Teamsters, Giant to hold talks this week Contract expires Nov. 8 for 1,000 at 2 warehouses


October 29, 1997|By Liz Bowie | Liz Bowie,SUN STAFF

As they approach a Nov. 8 contract expiration, Giant Food Inc. and a Teamsters local representing warehouse workers are expected to negotiate some of the same contentious issues that led to a five-week strike by Teamster drivers last winter.

Giant said negotiations will resume with two scheduled sessions this week, but said the most intensive talks traditionally have taken place shortly before the contract expires. As always, the company will be stocking its stores in case of a strike, said Barry Scher, Giant's vice president of public affairs.

While Giant negotiates dozens of union contracts, the deal with its warehouse workers is considered one of the most important because it involves its entire warehouse operation with more than 1,000 employees.

If the Teamsters Local 730 were to walk out, as the truck drivers did in December, the company's warehouses in Landover and Jessup would be shut down, forcing the company to use outside distributors to deliver groceries to the 174 Giant Food stores between Virginia and Pennsylvania.

The 35-day drivers' strike arose over Giant's right to hire subcontractors or to use wholesale food distributors to deliver goods directly to its stores.

The drivers' union, Teamsters Local 639, wanted assurances that the company would not contract out the work to distributors, close down the warehouses, and eliminate its jobs and those of the warehouse workers.

When the strike ended, the drivers' union had won a lifetime job guarantee for its current membership, but Giant had gained the right to use subcontractors in New Jersey, Delaware and Pennsylvania, where it has been expanding. In addition, the company can subcontract perishable goods that now go through a warehouse.

Neither side would discuss the issues being negotiated, but Jeff Metzger, publisher of Food World, a regional trade magazine, said they will likely be similar. The Teamsters will try to protect jobs, and Giant will try to maintain its flexibility over distribution.

Giant, which is the market leader in both Washington and Baltimore, is facing more competition in the Baltimore area where Metro Food Markets, Food Lion and Safeway are expanding.

And not only are other stores elbowing into Giant's territory, the other chains have lower labor costs and lower profit margins.

Metro is partially unionized and has the advantage of being owned by a wholesale food distributor, Richfood Holdings Inc., which supplies all the stores so that Metro needs no warehousing. Food Lion is a nonunion company with lower profit margins than Giant.

One Teamster, who asked not to be identified, said Giant has asked for the flexibility to hire part-time workers, apparently so that it does not have to pay full-time workers overtime.

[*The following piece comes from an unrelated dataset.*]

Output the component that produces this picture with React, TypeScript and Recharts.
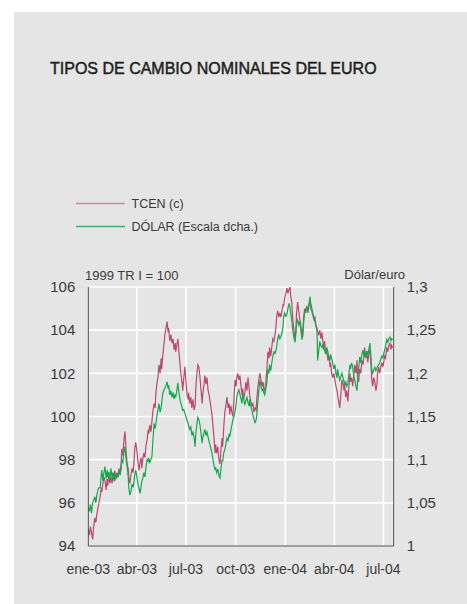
import React from "react";
import { LineChart, Line, XAxis, YAxis, CartesianGrid } from "recharts";

// Days elapsed since 1 Jan 2003 for each observation
const days = [
  0, 2, 4, 6, 8, 10, 12, 14, 16, 19, 22,
  24, 25, 27, 29, 31, 33, 35, 36, 38, 40,
  42, 44, 46, 48, 49, 51, 53, 55, 57, 59,
  61, 62, 64, 66, 68, 70, 72, 74, 75, 77,
  79, 81, 83, 85, 86, 88, 90, 92, 94, 96,
  98, 99, 101, 103, 105, 107, 109, 111, 112, 114,
  116, 118, 120, 122, 124, 125, 127, 129, 131, 133,
  135, 136, 138, 140, 142, 144, 146, 148, 149, 151,
  153, 155, 157, 159, 161, 162, 164, 166, 168, 170,
  172, 174, 175, 177, 179, 181, 183, 185, 186, 188,
  190, 192, 194, 196, 198, 199, 201, 203, 205, 207,
  209, 211, 212, 214, 216, 218, 220, 222, 224, 225,
  227, 229, 231, 233, 235, 236, 238, 240, 242, 244,
  246, 248, 249, 251, 253, 255, 257, 259, 261, 262,
  264, 266, 268, 270, 272, 274, 275, 277, 279, 281,
  283, 285, 286, 288, 290, 292, 294, 296, 298, 299,
  301, 303, 305, 307, 309, 311, 312, 314, 316, 318,
  320, 322, 324, 325, 327, 329, 331, 333, 335, 336,
  338, 340, 342, 344, 346, 348, 349, 351, 353, 355,
  357, 359, 361, 362, 364, 366, 368, 370, 372, 374,
  375, 377, 379, 381, 383, 385, 386, 388, 390, 392,
  394, 396, 398, 399, 401, 403, 405, 407, 409, 411,
  412, 414, 416, 418, 420, 422, 424, 425, 427, 429,
  431, 433, 435, 436, 438, 440, 442, 444, 446, 448,
  449, 451, 453, 455, 457, 459, 461, 462, 464, 466,
  468, 470, 472, 474, 475, 477, 479, 481, 483, 485,
  486, 488, 490, 492, 494, 496, 498, 499, 501, 503,
  505, 507, 509, 511, 512, 514, 516, 518, 520, 522,
  524, 525, 527, 529, 531, 533, 535, 536, 538, 540,
  542, 544, 546, 548, 549, 551, 553, 555, 557, 559,
  561, 562, 564,
];

// TCEN (c), 1999 TR I = 100
const tcen = [
  94.8, 94.5, 94.9, 94.6, 94.3, 94.9, 95.3, 95.1, 95.5, 95.9, 96.3,
  96.7, 96.5, 96.9, 97.2, 97.0, 96.6, 97.1, 96.8, 97.3, 96.9,
  97.2, 96.9, 97.4, 97.0, 97.5, 97.1, 97.4, 97.2, 97.6, 97.3,
  97.9, 98.5, 98.2, 98.9, 99.3, 98.4, 97.8, 97.6, 97.2, 96.9,
  97.3, 97.6, 97.4, 98.0, 98.5, 98.8, 98.4, 97.9, 97.5, 97.9,
  98.1, 97.6, 98.0, 98.3, 98.1, 98.7, 98.9, 99.4, 99.2, 99.6,
  99.3, 99.8, 100.3, 100.6, 100.4, 101.0, 101.5, 101.8, 102.4, 102.0,
  102.7, 102.2, 102.8, 103.3, 103.8, 104.1, 104.4, 103.9, 104.1, 103.5,
  103.8, 103.4, 103.6, 103.1, 103.4, 103.0, 103.3, 103.6, 103.0, 102.4,
  101.9, 101.5, 101.2, 101.8, 102.3, 101.6, 101.0, 100.8, 101.1, 100.6,
  100.9, 100.4, 100.8, 100.3, 100.5, 101.2, 101.9, 102.4, 102.3, 101.8,
  101.2, 100.6, 101.0, 101.4, 101.9, 101.5, 101.8, 101.2, 101.0, 100.8,
  100.5, 100.1, 99.6, 99.0, 98.3, 98.7, 98.3, 98.6, 98.0, 97.8,
  98.5, 99.0, 98.6, 99.5, 100.2, 100.5, 100.9, 100.4, 100.6, 100.1,
  100.5, 100.2, 100.0, 100.8, 101.7, 101.4, 101.8, 102.0, 101.7, 101.9,
  101.4, 101.0, 101.3, 100.8, 101.1, 101.6, 101.2, 101.8, 101.3, 101.0,
  100.7, 100.5, 100.6, 100.2, 100.4, 100.3, 100.7, 101.3, 101.7, 102.0,
  101.7, 101.4, 101.6, 101.3, 101.2, 101.6, 102.2, 103.0, 102.7, 103.2,
  102.8, 103.2, 103.6, 103.5, 103.8, 104.2, 104.6, 104.9, 104.6, 104.8,
  104.6, 104.9, 105.2, 105.1, 105.5, 105.7, 105.95, 105.7, 105.9, 106.0,
  105.6, 105.3, 104.5, 104.0, 103.5, 104.2, 104.8, 105.3, 104.9, 104.5,
  104.2, 103.7, 104.1, 104.6, 105.0, 104.8, 105.1, 104.9, 105.2, 105.4,
  105.0, 104.9, 104.7, 104.5, 104.6, 104.2, 104.1, 103.9, 103.8, 104.0,
  103.6, 103.9, 103.4, 103.1, 103.5, 102.9, 103.1, 102.6, 102.8, 102.3,
  102.5, 102.0, 101.8, 102.0, 101.7, 101.4, 101.2, 101.0, 100.7, 100.4,
  101.0, 101.7, 101.5, 101.2, 101.5, 100.9, 101.2, 100.7, 101.4, 102.0,
  101.6, 101.8, 101.4, 101.9, 102.4, 102.0, 102.6, 101.8, 101.6, 102.2,
  102.0, 102.6, 102.4, 102.8, 103.2, 102.7, 103.0, 102.5, 102.9, 103.1,
  102.4, 101.8, 101.4, 101.8, 101.6, 101.2, 101.5, 102.0, 102.3, 102.0,
  102.3, 102.5, 102.3, 102.6, 102.8, 102.7, 103.2, 103.0, 103.3, 103.4,
  103.1, 103.3, 103.2,
];

// DÓLAR, dólares por euro (escala dcha.)
const dolar = [
  1.045, 1.040, 1.048, 1.038, 1.050, 1.053, 1.057, 1.050, 1.060, 1.067, 1.068,
  1.082, 1.088, 1.076, 1.085, 1.092, 1.078, 1.088, 1.080, 1.086, 1.076,
  1.090, 1.079, 1.085, 1.075, 1.084, 1.078, 1.082, 1.080, 1.087, 1.082,
  1.090, 1.100, 1.097, 1.108, 1.115, 1.100, 1.092, 1.080, 1.068, 1.059,
  1.063, 1.072, 1.068, 1.076, 1.082, 1.088, 1.080, 1.072, 1.066, 1.061,
  1.070, 1.075, 1.078, 1.085, 1.080, 1.092, 1.100, 1.098, 1.102, 1.097,
  1.100, 1.104, 1.125, 1.142, 1.136, 1.140, 1.150, 1.158, 1.165, 1.155,
  1.160, 1.166, 1.177, 1.180, 1.183, 1.186, 1.190, 1.182, 1.186, 1.175,
  1.180, 1.172, 1.178, 1.170, 1.176, 1.172, 1.180, 1.189, 1.178, 1.169,
  1.165, 1.160, 1.157, 1.158, 1.154, 1.150, 1.145, 1.142, 1.139, 1.135,
  1.138, 1.128, 1.132, 1.126, 1.115, 1.128, 1.140, 1.149, 1.146, 1.140,
  1.130, 1.119, 1.125, 1.130, 1.135, 1.128, 1.132, 1.126, 1.121, 1.118,
  1.114, 1.108, 1.100, 1.093, 1.088, 1.091, 1.085, 1.089, 1.082, 1.079,
  1.090, 1.100, 1.098, 1.108, 1.112, 1.118, 1.125, 1.122, 1.130, 1.126,
  1.133, 1.140, 1.146, 1.150, 1.156, 1.165, 1.172, 1.178, 1.181, 1.176,
  1.170, 1.165, 1.176, 1.170, 1.164, 1.168, 1.172, 1.166, 1.162, 1.170,
  1.162, 1.158, 1.152, 1.147, 1.143, 1.146, 1.150, 1.165, 1.180, 1.192,
  1.185, 1.180, 1.182, 1.178, 1.175, 1.182, 1.190, 1.205, 1.200, 1.210,
  1.203, 1.212, 1.220, 1.225, 1.223, 1.227, 1.230, 1.240, 1.245, 1.240,
  1.243, 1.247, 1.255, 1.265, 1.270, 1.266, 1.268, 1.275, 1.281, 1.276,
  1.270, 1.262, 1.250, 1.242, 1.236, 1.248, 1.258, 1.262, 1.256, 1.260,
  1.250, 1.239, 1.245, 1.258, 1.270, 1.274, 1.277, 1.270, 1.280, 1.289,
  1.282, 1.276, 1.270, 1.265, 1.260, 1.255, 1.247, 1.215, 1.225, 1.237,
  1.232, 1.230, 1.233, 1.228, 1.227, 1.222, 1.230, 1.225, 1.218, 1.215,
  1.222, 1.217, 1.212, 1.205, 1.210, 1.200, 1.195, 1.205, 1.198, 1.192,
  1.196, 1.200, 1.195, 1.190, 1.186, 1.190, 1.185, 1.188, 1.200, 1.210,
  1.205, 1.212, 1.208, 1.196, 1.192, 1.185, 1.180, 1.190, 1.205, 1.219,
  1.212, 1.222, 1.227, 1.220, 1.225, 1.218, 1.226, 1.222, 1.228, 1.235,
  1.218, 1.205, 1.200, 1.204, 1.207, 1.203, 1.206, 1.208, 1.210, 1.212,
  1.216, 1.220, 1.218, 1.224, 1.227, 1.232, 1.239, 1.236, 1.240, 1.242,
  1.238, 1.240, 1.239,
];

const xTickDays = [0, 90, 181, 273, 365, 456, 547];
const xTickLabels = ["ene-03", "abr-03", "jul-03", "oct-03", "ene-04", "abr-04", "jul-04"];
const leftTicks = [94, 96, 98, 100, 102, 104, 106];
const rightTicks = [1, 1.05, 1.1, 1.15, 1.2, 1.25, 1.3];

const data = days.map((d, i) => ({ day: d, tcen: tcen[i], dolar: dolar[i] }));

const FONT = '"Liberation Sans", Arial, Helvetica, sans-serif';
const TEXT = "#3a3a3a";
const TCEN_COLOR = "#b9496d";
const DOLAR_COLOR = "#13a94b";

export default function App() {
  return (
    <div style={{ position: "absolute", left: 0, top: 0, width: 467, height: 604, background: "#ffffff", overflow: "hidden", fontFamily: FONT }}>
      <div style={{ position: "absolute", left: 14, top: 12, right: 0, bottom: 0, background: "#e5e5e5" }} />
      <div style={{ position: "absolute", left: 50, top: 60.5, fontSize: 16, lineHeight: "16px", color: "#1e1e1e", whiteSpace: "nowrap", WebkitTextStroke: "0.45px #1e1e1e" }}>
        TIPOS DE CAMBIO NOMINALES DEL EURO
      </div>
      {/* legend */}
      <svg style={{ position: "absolute", left: 0, top: 0 }} width={467} height={260}>
        <line x1={76} x2={125} y1={203.5} y2={203.5} stroke="#d1849a" strokeWidth={1.3} />
        <line x1={76} x2={125} y1={226.5} y2={226.5} stroke="#3fb466" strokeWidth={1.3} />
      </svg>
      <div style={{ position: "absolute", left: 131.5, top: 197.7, fontSize: 12.5, lineHeight: "12.5px", color: TEXT, whiteSpace: "nowrap" }}>TCEN (c)</div>
      <div style={{ position: "absolute", left: 131.5, top: 221.1, fontSize: 12.5, lineHeight: "12.5px", color: TEXT, whiteSpace: "nowrap" }}>DÓLAR (Escala dcha.)</div>
      {/* unit labels */}
      <div style={{ position: "absolute", left: 85, top: 269, fontSize: 13, lineHeight: "13px", color: TEXT, whiteSpace: "nowrap" }}>1999 TR I = 100</div>
      <div style={{ position: "absolute", right: 467 - 405, top: 268, fontSize: 13, lineHeight: "13px", color: TEXT, whiteSpace: "nowrap", textAlign: "right" }}>Dólar/euro</div>
      <div style={{ position: "absolute", left: 0, top: 0 }}>
        <LineChart
          width={467}
          height={604}
          data={data}
          margin={{ top: 287, right: 13.3, bottom: 28, left: 28.3 }}
          style={{ fontFamily: FONT }}
        >
          <CartesianGrid yAxisId="left" stroke="#ffffff" strokeWidth={1.6} />
          <XAxis
            dataKey="day"
            type="number"
            domain={[0, 566]}
            ticks={xTickDays}
            interval={0}
            tickFormatter={(v) => xTickLabels[xTickDays.indexOf(v)] ?? ""}
            tickLine={false}
            tickSize={0}
            tickMargin={18}
            height={30}
            axisLine={{ stroke: "#444444", strokeWidth: 1 }}
            tick={{ fill: TEXT, fontSize: 14, fontFamily: FONT }}
            allowDataOverflow
          />
          <YAxis
            yAxisId="left"
            orientation="left"
            domain={[94, 106]}
            ticks={leftTicks}
            interval={0}
            width={60}
            tickLine={false}
            tickSize={0}
            tickMargin={13}
            axisLine={{ stroke: "#444444", strokeWidth: 1 }}
            tick={{ fill: TEXT, fontSize: 15, fontFamily: FONT }}
            allowDataOverflow
          />
          <YAxis
            yAxisId="right"
            orientation="right"
            domain={[1, 1.3]}
            ticks={rightTicks}
            interval={0}
            width={60}
            tickLine={false}
            tickSize={0}
            tickMargin={13}
            tickFormatter={(v) => String(v).replace(".", ",")}
            axisLine={{ stroke: "#444444", strokeWidth: 1 }}
            tick={{ fill: TEXT, fontSize: 15, fontFamily: FONT, textAnchor: "start" }}
            allowDataOverflow
          />
          <Line
            yAxisId="left"
            type="linear"
            dataKey="tcen"
            stroke={TCEN_COLOR}
            strokeWidth={1.2}
            dot={false}
            isAnimationActive={false}
          />
          <Line
            yAxisId="right"
            type="linear"
            dataKey="dolar"
            stroke={DOLAR_COLOR}
            strokeWidth={1.2}
            dot={false}
            isAnimationActive={false}
          />
        </LineChart>
      </div>
    </div>
  );
}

In addition, the source said the company wants workers to agree to a split work week, so that they could be required to work Sunday. Currently, the warehouse workers work either a Monday through Friday week or Tuesday through Saturday week.

Last winter's strike caused financial problems for the chain, which saw profits dip as it struggled to lure customers back with promotions. The Teamsters' pocketbooks suffered as well.